Users of Yahoo's Babel Fish are discovering that the translation service they have relied on for years has quietly exited. Instead they are redirect to Microsoft's Bing Translator.
Named after Douglas Adam's fictional simultaneous translation device in Hitchhiker's Guide Galaxy that you could wear in your ear Babel Fish launched in 1999. It was bought by AltaVista in 2003 which in turn was bought by Yahoo later that year.
Since May 31st, 2012 it seems to have vanished off the Internet, a change that hasn't yet been commented on by Yahoo.
Now if you try to access the Babel Fish website you are automatically redirected to Bing Translator. There's a banner that answers the question "Why am I here?" by going to a Microsoft blog post that refers to a "transition" from Babel Fish to Bing Translator.
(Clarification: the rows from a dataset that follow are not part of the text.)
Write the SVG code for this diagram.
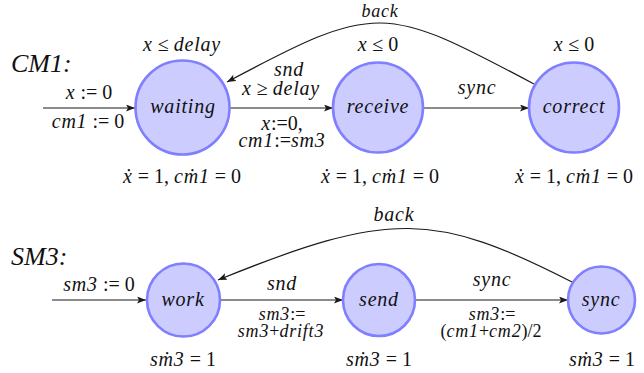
<svg xmlns="http://www.w3.org/2000/svg" width="644" height="373" viewBox="0 0 644 373" font-family="Liberation Serif, Times New Roman, serif">
<style>
.node{fill:#ccccff;stroke:#7f7fff;stroke-width:2.6}
.edge{fill:none;stroke:#1a1a1a;stroke-width:1.2}
text{font-size:20px;fill:#111;text-anchor:middle}
.m{font-style:italic;letter-spacing:0.8px}
.u{font-style:normal;letter-spacing:0}
.s{font-size:18px}
.title{font-size:26px;font-style:italic;text-anchor:start}
</style>
<defs>
<marker id="arr" markerUnits="userSpaceOnUse" markerWidth="10" markerHeight="8" refX="9" refY="3.5" orient="auto">
<path d="M0,0 L9,3.5 L0,7 L2,3.5 z" fill="#1a1a1a"/>
</marker>
</defs>

<text class="title" x="11" y="72">CM1:</text>
<text class="title" x="11" y="265">SM3:</text>

<g id="edges">
<path class="edge" d="M43,108 L135,108" marker-end="url(#arr)"/>
<path class="edge" d="M230,108 L333,108" marker-end="url(#arr)"/>
<path class="edge" d="M423,108 L529,108" marker-end="url(#arr)"/>
<path class="edge" d="M534,84 C384,4 377,2 227,82" marker-end="url(#arr)"/>
<path class="edge" d="M52,300 L146,300" marker-end="url(#arr)"/>
<path class="edge" d="M220,300 L343,300" marker-end="url(#arr)"/>
<path class="edge" d="M415,300 L568,300" marker-end="url(#arr)"/>
<path class="edge" d="M572,282 C435,212 390,210 218,280" marker-end="url(#arr)"/>
</g>

<g id="edge-labels">
<text class="m" x="89" y="99">x<tspan class="u"> := 0</tspan></text>
<text class="m" x="88" y="128">cm1<tspan class="u"> := 0</tspan></text>
<text class="m" x="289" y="76">snd</text>
<text class="m" x="281" y="95">x<tspan class="u"> ≥ </tspan>delay</text>
<text class="m" x="282" y="130">x<tspan class="u">:=0,</tspan></text>
<text class="m" x="282" y="147">cm1<tspan class="u">:=</tspan>sm3</text>
<text class="m" x="477" y="94">sync</text>
<text class="m s" x="380" y="17">back</text>

<text class="m" x="99" y="291">sm3<tspan class="u"> := 0</tspan></text>
<text class="m" x="282" y="290">snd</text>
<text class="m s" x="282" y="320">sm3<tspan class="u">:=</tspan></text>
<text class="m s" x="281" y="337">sm3<tspan class="u">+</tspan>drift3</text>
<text class="m" x="492" y="286">sync</text>
<text class="m s" x="492" y="320">sm3<tspan class="u">:=</tspan></text>
<text class="m s" x="491" y="337"><tspan class="u">(</tspan>cm1<tspan class="u">+</tspan>cm2<tspan class="u">)/2</tspan></text>
<text class="m" x="394" y="221">back</text>
</g>

<g id="waiting">
<circle class="node" cx="182.5" cy="107.5" r="47"/>
<text class="m" x="183" y="113">waiting</text>
<text class="m" x="182" y="51">x<tspan class="u"> ≤ </tspan>delay</text>
<text class="m" x="182" y="183">ẋ<tspan class="u"> = 1, </tspan>cṁ1<tspan class="u"> = 0</tspan></text>
</g>
<g id="receive">
<circle class="node" cx="378" cy="107.5" r="45"/>
<text class="m" x="378" y="113">receive</text>
<text class="m" x="378" y="51">x<tspan class="u"> ≤ 0</tspan></text>
<text class="m" x="380" y="183">ẋ<tspan class="u"> = 1, </tspan>cṁ1<tspan class="u"> = 0</tspan></text>
</g>
<g id="correct">
<circle class="node" cx="574" cy="107.5" r="45"/>
<text class="m" x="574" y="113">correct</text>
<text class="m" x="574" y="51">x<tspan class="u"> ≤ 0</tspan></text>
<text class="m" x="574" y="183">ẋ<tspan class="u"> = 1, </tspan>cṁ1<tspan class="u"> = 0</tspan></text>
</g>

<g id="work">
<circle class="node" cx="183.5" cy="300" r="36.5"/>
<text class="m" x="183" y="306">work</text>
<text class="m" x="183" y="366">sṁ3<tspan class="u"> = 1</tspan></text>
</g>
<g id="send">
<circle class="node" cx="379" cy="300" r="36"/>
<text class="m" x="379" y="306">send</text>
<text class="m" x="379" y="366">sṁ3<tspan class="u"> = 1</tspan></text>
</g>
<g id="sync">
<circle class="node" cx="601.5" cy="300" r="33.5"/>
<text class="m" x="601" y="306">sync</text>
<text class="m" x="602" y="366">sṁ3<tspan class="u"> = 1</tspan></text>
</g>
</svg>
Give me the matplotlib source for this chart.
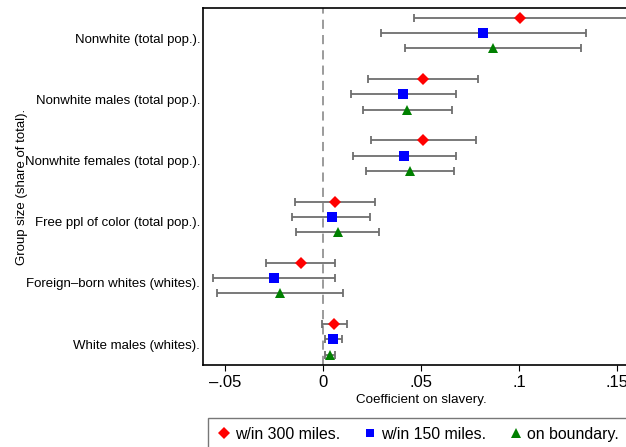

This is presumably part of the relationship between Yahoo and Bing that started out as being an advertising alliance and then extended to Bing powering Yahoo Search. It may also be a consequence of the recent cut in Yahoo's workforce.
Babel Fish users have had mixed reactions. Some feel that Bing provides superior results. Others are of the opposite opinion.
Bing Translator does offer more languages and more facilities, including web page translation a side by side view that allows you to view both the original and the translated version of a web page at the same time.